Generative Watermarking: Safeguarding Digital Trust

As the WEF stresses, generative watermarking could be a cornerstone of digital trust in the AI era. By embedding invisible authenticity markers into text, audio, and visuals, it could combat misinformation and safeguard institutions. Yet, the report notes the challenge of interoperability, enforcement, and global adoption. Watermarking is less about technology maturity and more about international coordination and governance. 
 
For Saudi Arabia, this innovation is particularly relevant in finance, government communication, and media. By adopting watermarking as part of its AI governance frameworks, the Kingdom can build trust in digital services and protect against reputational risks. 
 
As Saudi Arabia digitises government services and expands its media and financial ecosystems, the risk of misinformation and AI-manipulated content grows. Generative watermarking offers a safeguard, embedding invisible authenticity markers into digital outputs. The advisory perspective: this is less a technical challenge than a governance imperative.  
 
The Kingdom’s credibility in digital trust will depend on whether watermarking becomes systematically embedded into regulatory regimes, from financial reporting to government communications. The risk lies in partial adoption, if watermarking is used selectively, trust gaps remain. The strategic play is to position Saudi Arabia not merely as a user but as a standard-setter for digital authenticity in emerging markets, exporting governance frameworks as much as technology. 
 
The WEF concludes that scaling these technologies requires more than science; it depends on ecosystem readiness across policy, finance, talent, and culture. It highlights the need for regulatory sandboxes, sovereign investment, and public engagement. The core finding is that the nations that win will not be those who invent first, but those who orchestrate trustworthy, adaptable ecosystems that allow technologies to move from pilot to mainstream. 
 
Chapter 5: Grant Thornton Perspectives: Enabling Vision 2030 through Emerging Tech. 
 
The common thread across these technologies is that none can succeed in isolation.  

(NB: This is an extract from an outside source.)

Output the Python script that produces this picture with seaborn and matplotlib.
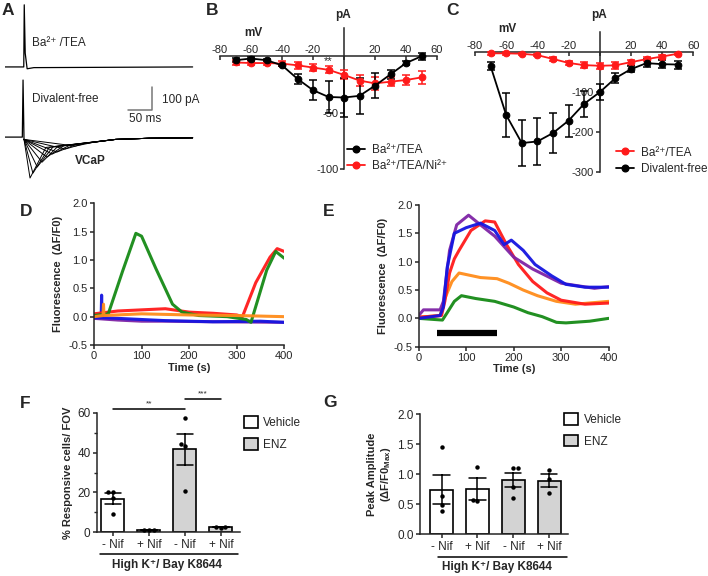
import numpy as np
import pandas as pd
import matplotlib
matplotlib.use("Agg")
import matplotlib.pyplot as plt
import seaborn as sns
from matplotlib.lines import Line2D
from matplotlib.patches import Patch
from matplotlib.ticker import AutoMinorLocator

# ---------------- data ----------------
# A: whole-cell current traces (ms, pA)
ba_t = [0, 39, 40, 42, 46, 60, 390]
ba_i = [0, 0, 270, 60, -8, -3, 0]
ba_offset = 305
spike_t = [0, 36, 37.5, 39.5]
spike_i = [0, 0, 248, -10]
peak_t = [52, 58, 67, 77, 87, 98, 108, 125, 146]
peak_i = [-178, -157, -130, -109, -87, -74, -65, -52, -39]
mid_t = [85, 92, 100, 110, 122, 135, 148, 165, 185]
mid_i = [-45, -45, -42, -40, -38, -35, -32, -28, -22]
tail_t = [230, 300, 390]
tail_i = [-10, -5, -3]

# B / C: I-V curves
mv = [-70, -60, -50, -40, -30, -20, -10, 0, 10, 20, 30, 40, 50]
b_ba = [-3.5, -2, -3.5, -8, -20, -30, -36, -36.5, -35, -26, -16, -6, 0]
b_ba_err = [2, 1, 1, 1, 4.5, 9, 14, 17, 16, 11, 4, 2, 3]
b_ni = [-5.5, -6, -6, -6.5, -8, -10, -12, -16.5, -21.5, -24, -22.5, -21, -18.7]
b_ni_err = [2, 2, 2, 2, 3, 3, 3, 4, 5, 6, 4, 4, 6]
c_ba = [-3, -3, -4, -7.5, -17, -27, -32.5, -34, -33, -25, -17.5, -11, -4]
c_ba_err = [3, 3, 3, 3, 4, 5, 8, 8, 8, 6, 5, 5, 3]
c_df = [-35, -157, -227, -223, -202, -171, -129, -100, -65, -42.5, -27.5, -30, -31]
c_df_err = [10, 54, 57, 58, 49, 40, 33, 20, 12, 7, 10, 10, 10]

# D: calcium traces, vehicle (time s, dF/F0)
d_traces = {
    "purple": ([0, 50, 100, 150, 250, 400], [-0.03, -0.06, -0.08, -0.08, -0.09, -0.1]),
    "blue": ([0, 15, 16, 17, 50, 150, 250, 350, 400],
             [-0.02, -0.02, 0.38, -0.02, -0.03, -0.07, -0.09, -0.08, -0.1]),
    "red": ([0, 50, 100, 150, 200, 250, 300, 312, 340, 370, 385, 400],
            [0.05, 0.1, 0.12, 0.14, 0.08, 0.06, 0.03, 0.0, 0.6, 1.05, 1.2, 1.15]),
    "green": ([0, 30, 60, 88, 100, 130, 165, 185, 220, 280, 320, 330, 363, 382, 400],
              [0.02, 0.05, 0.8, 1.47, 1.42, 0.85, 0.22, 0.08, 0.02, 0.0, -0.05, -0.1, 0.82, 1.15, 1.03]),
    "orange": ([0, 19, 20, 21, 100, 200, 300, 400], [0.0, 0.02, 0.22, 0.02, 0.05, 0.03, 0.02, 0.0]),
}
# E: calcium traces, ENZ
e_traces = {
    "purple": ([0, 10, 45, 52, 65, 80, 105, 130, 160, 200, 240, 300, 370, 400],
               [0.05, 0.15, 0.15, 0.3, 1.2, 1.65, 1.82, 1.65, 1.45, 1.08, 0.87, 0.62, 0.53, 0.56]),
    "blue": ([0, 45, 52, 60, 75, 100, 130, 160, 180, 195, 220, 245, 280, 310, 350, 400],
             [0.0, 0.05, 0.2, 0.9, 1.5, 1.6, 1.68, 1.55, 1.3, 1.38, 1.2, 0.95, 0.75, 0.6, 0.55, 0.55]),
    "red": ([0, 48, 55, 65, 75, 85, 110, 140, 160, 185, 210, 240, 270, 300, 350, 400],
            [0.02, 0.05, 0.3, 0.8, 1.05, 1.2, 1.55, 1.72, 1.7, 1.3, 0.95, 0.65, 0.45, 0.32, 0.25, 0.27]),
    "orange": ([0, 45, 55, 70, 85, 130, 165, 190, 220, 250, 290, 330, 400],
               [0.02, 0.05, 0.35, 0.65, 0.8, 0.72, 0.7, 0.62, 0.5, 0.4, 0.3, 0.25, 0.3]),
    "green": ([0, 50, 60, 75, 90, 120, 160, 200, 230, 260, 290, 310, 360, 400],
              [0.0, -0.03, 0.1, 0.3, 0.4, 0.35, 0.3, 0.2, 0.1, 0.03, -0.07, -0.08, -0.05, 0.0]),
}
stim_window = [38, 165]

# F / G: per-FOV points
conds = ["veh_minus", "veh_plus", "enz_minus", "enz_plus"]
cond_labels = ["- Nif", "+ Nif", "- Nif", "+ Nif"]
f_points = {
    "veh_minus": [20.4, 20.4, 17.4, 9.2],
    "veh_plus": [1.0, 1.2, 1.3],
    "enz_minus": [57.5, 44.3, 43.5, 20.9],
    "enz_plus": [2.3, 2.6, 2.8],
}
g_points = {
    "veh_minus": [1.45, 0.63, 0.49, 0.39],
    "veh_plus": [1.13, 0.56, 0.58],
    "enz_minus": [1.11, 1.11, 0.61, 0.79],
    "enz_plus": [1.07, 0.92, 0.69],
}

# ---------------- style ----------------
sns.set_style("ticks")
plt.rcParams["font.family"] = ["Liberation Sans", "DejaVu Sans"]
plt.rcParams["axes.unicode_minus"] = False
plt.rcParams["axes.linewidth"] = 1.1
plt.rcParams["xtick.major.width"] = 1.1
plt.rcParams["ytick.major.width"] = 1.1

trace_colors = {"purple": "#7f24a6", "blue": "#1515e0", "red": "#ff1a1a",
                "green": "#168a16", "orange": "#ff8c1a"}
bar_colors = {"veh_minus": "white", "veh_plus": "white",
              "enz_minus": "#d3d3d3", "enz_plus": "#d3d3d3"}

W, H = 708, 576
fig = plt.figure(figsize=(W / 100, H / 100), dpi=100)


def box(x0, y0, x1, y1):
    """pixel box -> figure fraction rect"""
    return [x0 / W, 1 - y1 / H, (x1 - x0) / W, (y1 - y0) / H]


def ftext(x, y, s, **kw):
    fig.text(x / W, 1 - y / H, s, **kw)


# ---------------- A ----------------
ax_a = fig.add_axes(box(5, 0, 196, 190))
sns.lineplot(x=ba_t, y=np.array(ba_i) + ba_offset, ax=ax_a, color="black",
             lw=0.9, estimator=None, sort=False)
sns.lineplot(x=spike_t, y=spike_i, ax=ax_a, color="black", lw=0.9,
             estimator=None, sort=False)
for k in range(len(peak_t)):
    tt = [spike_t[-1], peak_t[k], mid_t[k]] + tail_t
    ii = [spike_i[-1], peak_i[k], mid_i[k]] + tail_i
    sns.lineplot(x=tt, y=ii, ax=ax_a, color="black", lw=0.7,
                 estimator=None, sort=False)
# scale bar
ax_a.plot([256, 306, 306], [117, 117, 217], color="#777777", lw=1.1)
ax_a.text(327, 161, "100 pA", fontsize=8.5, va="center")
ax_a.text(258, 78, "50 ms", fontsize=8.5, va="center")
ax_a.text(56, 409, "Ba²⁺ /TEA", fontsize=8.5, va="center")
ax_a.text(56, 165, "Divalent-free", fontsize=8.5, va="center")
ax_a.text(177, -102, "VCaP", fontsize=8.5, fontweight="bold", ha="center", va="center")
ax_a.set_xlim(0, 397)
ax_a.set_ylim(-230, 596)
ax_a.axis("off")


# ---------------- B / C ----------------
def iv_axes(ax, ylo, yhi, yticks):
    ax.set_xlim(-80, 60)
    ax.set_ylim(ylo, yhi)
    ax.spines["top"].set_position(("data", 0))
    ax.spines["left"].set_position(("data", 0))
    ax.spines["bottom"].set_visible(False)
    ax.spines["right"].set_visible(False)
    ax.xaxis.tick_top()
    ax.set_xticks([-80, -60, -40, -20, 0, 20, 40, 60])
    ax.set_xticklabels(["-80", "-60", "-40", "-20", "", "20", "40", "60"])
    ax.set_yticks(yticks)
    ax.set_yticklabels([str(v) for v in yticks])
    ax.tick_params(axis="x", direction="in", length=3, pad=1, labelsize=8)
    ax.tick_params(axis="y", direction="out", length=3, pad=1, labelsize=8)
    ax.set_xlabel("")
    ax.set_ylabel("")


def iv_series(ax, y, err, color):
    ax.errorbar(mv, y, yerr=err, fmt="none", ecolor=color, elinewidth=1.1,
                capsize=2.6, capthick=1.1, zorder=3)
    sns.lineplot(x=mv, y=y, ax=ax, color=color, lw=1.3, marker="o",
                 markersize=4.8, markeredgecolor=color, zorder=4)


ax_b = fig.add_axes(box(220, 28, 437, 169.3))
iv_series(ax_b, b_ni, b_ni_err, "#ff1a1a")
iv_series(ax_b, b_ba, b_ba_err, "black")
iv_axes(ax_b, -100, 25, [-100, -50])
ax_b.text(-10, -4, "**", fontsize=8, ha="center", va="center")
ax_b.legend(handles=[
    Line2D([], [], color="black", marker="o", markersize=4.8, lw=1.3, label="Ba²⁺/TEA"),
    Line2D([], [], color="#ff1a1a", marker="o", markersize=4.8, lw=1.3, label="Ba²⁺/TEA/Ni²⁺")],
    loc="upper left", bbox_to_anchor=(0.56, 0.22), frameon=False, fontsize=8.5,
    handlelength=1.5, handletextpad=0.6, labelspacing=0.35, borderpad=0)

ax_c = fig.add_axes(box(475, 31.7, 693.3, 172.3))
iv_series(ax_c, c_ba, c_ba_err, "#ff1a1a")
iv_series(ax_c, c_df, c_df_err, "black")
iv_axes(ax_c, -300, 51, [-300, -200, -100])
ax_c.legend(handles=[
    Line2D([], [], color="#ff1a1a", marker="o", markersize=4.8, lw=1.3, label="Ba²⁺/TEA"),
    Line2D([], [], color="black", marker="o", markersize=4.8, lw=1.3, label="Divalent-free")],
    loc="upper left", bbox_to_anchor=(0.62, 0.225), frameon=False, fontsize=8.5,
    handlelength=1.5, handletextpad=0.6, labelspacing=0.35, borderpad=0)

for x_pa, x_mv, y_mv in [(343, 253, 33), (599, 507, 29)]:
    ftext(x_pa, 15, "pA", fontsize=8.5, fontweight="bold", ha="center", va="center")
    ftext(x_mv, y_mv, "mV", fontsize=8.5, fontweight="bold", ha="center", va="center")


# ---------------- D / E ----------------
def trace_axes(ax, traces, order):
    for name in order:
        t, v = traces[name]
        sns.lineplot(x=t, y=v, ax=ax, color=trace_colors[name], lw=2.2,
                     estimator=None, sort=False, alpha=0.95)
    ax.set_xlim(0, 400)
    ax.set_ylim(-0.5, 2.0)
    ax.set_xticks([0, 100, 200, 300, 400])
    ax.set_yticks([-0.5, 0.0, 0.5, 1.0, 1.5, 2.0])
    ax.set_yticklabels(["-0.5", "0.0", "0.5", "1.0", "1.5", "2.0"])
    ax.tick_params(length=3, pad=1.5, labelsize=8)
    ax.set_xlabel("Time (s)", fontsize=8, fontweight="bold", labelpad=1)
    ax.set_ylabel("Fluorescence  (\u0394F/F0)", fontsize=8, fontweight="bold", labelpad=4)
    sns.despine(ax=ax)


ax_d = fig.add_axes(box(94, 203.3, 284.3, 345))
trace_axes(ax_d, d_traces, ["purple", "blue", "red", "green", "orange"])

ax_e = fig.add_axes(box(418.7, 205, 608.7, 346.7))
trace_axes(ax_e, e_traces, ["green", "orange", "red", "purple", "blue"])
ax_e.plot(stim_window, [-0.25, -0.25], color="black", lw=4.5, solid_capstyle="butt")


# ---------------- F / G ----------------
def long_form(points):
    rows = [(c, v) for c in conds for v in points[c]]
    return pd.DataFrame(rows, columns=["cond", "value"])


def bar_axes(ax, points, ylabel):
    df = long_form(points)
    sns.barplot(data=df, x="cond", y="value", order=conds, hue="cond",
                palette=bar_colors, legend=False, errorbar="se", capsize=0.45,
                err_kws={"color": "black", "linewidth": 1.1},
                edgecolor="black", linewidth=1.2, width=0.64, ax=ax)
    sns.swarmplot(data=df, x="cond", y="value", order=conds, color="black",
                  size=3.2, ax=ax)
    ax.set_xticks(range(len(conds)))
    ax.set_xticklabels(cond_labels)
    ax.tick_params(length=3, pad=1.5, labelsize=8.5)
    ax.set_xlabel("")
    ax.set_ylabel(ylabel, fontsize=8, fontweight="bold", labelpad=3)
    sns.despine(ax=ax)
    ax.legend(handles=[Patch(facecolor="white", edgecolor="black", lw=1.2, label="Vehicle"),
                       Patch(facecolor="#d3d3d3", edgecolor="black", lw=1.2, label="ENZ")],
              frameon=False, fontsize=8.5, handlelength=1.2, handleheight=1.15,
              handletextpad=0.45, labelspacing=0.75, borderpad=0,
              loc="upper left", bbox_to_anchor=(0.99, 1.03))


ax_f = fig.add_axes(box(96.7, 412.7, 240, 532.3))
bar_axes(ax_f, f_points, "% Responsive cells/ FOV")
ax_f.set_xlim(-0.45, 3.53)
ax_f.set_ylim(0, 60)
ax_f.set_yticks([0, 20, 40, 60])
ax_f.yaxis.set_minor_locator(AutoMinorLocator(2))
ax_f.tick_params(which="minor", length=2, width=1)
ax_f.get_legend().set_bbox_to_anchor((0.985, 1.02))
for (x0, x1, y, s) in [(0, 2, 61.9, "**"), (2, 3, 66.9, "***")]:
    ax_f.plot([x0, x1], [y, y], color="black", lw=1.1, clip_on=False)
    ax_f.text((x0 + x1) / 2, y + 0.8, s, fontsize=6, ha="center", va="bottom")
ax_f.plot([0.023, 0.986], [-0.181, -0.181], color="black", lw=1.1,
          transform=ax_f.transAxes, clip_on=False)
ax_f.text(0.49, -0.272, "High K⁺/ Bay K8644", transform=ax_f.transAxes,
          fontsize=8.5, fontweight="bold", ha="center", va="center")

ax_g = fig.add_axes(box(420, 414.3, 568, 534.3))
bar_axes(ax_g, g_points, "Peak Amplitude\n(\u0394F/F0$_{\\mathregular{Max}}$)")
ax_g.set_xlim(-0.6, 3.52)
ax_g.set_ylim(0, 2.0)
ax_g.set_yticks([0.0, 0.5, 1.0, 1.5, 2.0])
ax_g.set_yticklabels(["0.0", "0.5", "1.0", "1.5", "2.0"])
ax_g.get_legend().set_bbox_to_anchor((0.935, 1.06))
ax_g.plot([0.122, 0.993], [-0.189, -0.189], color="black", lw=1.1,
          transform=ax_g.transAxes, clip_on=False)
ax_g.text(0.52, -0.272, "High K⁺/ Bay K8644", transform=ax_g.transAxes,
          fontsize=8.5, fontweight="bold", ha="center", va="center")

# panel letters
for letter, x, y in [("A", 2, 3), ("B", 206, 3), ("C", 446, 3), ("D", 20, 204),
                     ("E", 323, 204), ("F", 20, 396), ("G", 323, 395)]:
    ftext(x, y, letter, fontsize=12.5, fontweight="bold", ha="left", va="top")

fig.savefig("out.png", dpi=100)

Saudi Arabia will need to orchestrate three systemic enablers: 
 
1. Sovereign Wealth Fund Catalysis 
PIF and Sanabil must operate not just as financiers but as conveners of ecosystems bringing together global technology firms, local regulators, and academic partners into structured clusters. 
 
2. Regulatory Innovation 
The Kingdom must establish globally benchmarked frameworks that make Saudi Arabia a preferred jurisdiction for piloting, scaling, and exporting frontier technologies. Without recognised legitimacy, capital and talent will not flow. 
 
3. Knowledge Ecosystem Development 
Long-term success depends on embedding innovation within talent pipelines, research institutions, and knowledge transfer structures. Without this, Saudi Arabia risks building projects without people, infrastructure, and intellectual capital.  
 
Saudi Arabia’s true opportunity lies not just in adopting technologies, but in shaping the global rules and ecosystems that govern them. Vision 2030 is therefore less about domestic transformation and more about positioning the Kingdom as a standard-setter in the industries of the future. 
 
From Adoption to Global Leadership

Saudi Arabia stands at a unique convergence moment. The alignment of Vision 2030’s ambition, sovereign wealth fund capacity, giga-project scale, and regulatory reform provides the foundation for global leadership in emerging technologies. 
 
The WEF’s top ten innovations are not distant possibilities; they are actionable opportunities. If pursued strategically, Saudi Arabia will not only integrate them but also set global standards for their deployment. 
 
From energy to healthcare, from digital trust to food security, the Kingdom has the chance to shift the global narrative from being a consumer at the end of the value chain to a producer, regulator, and exporter shaping the frontiers of innovation.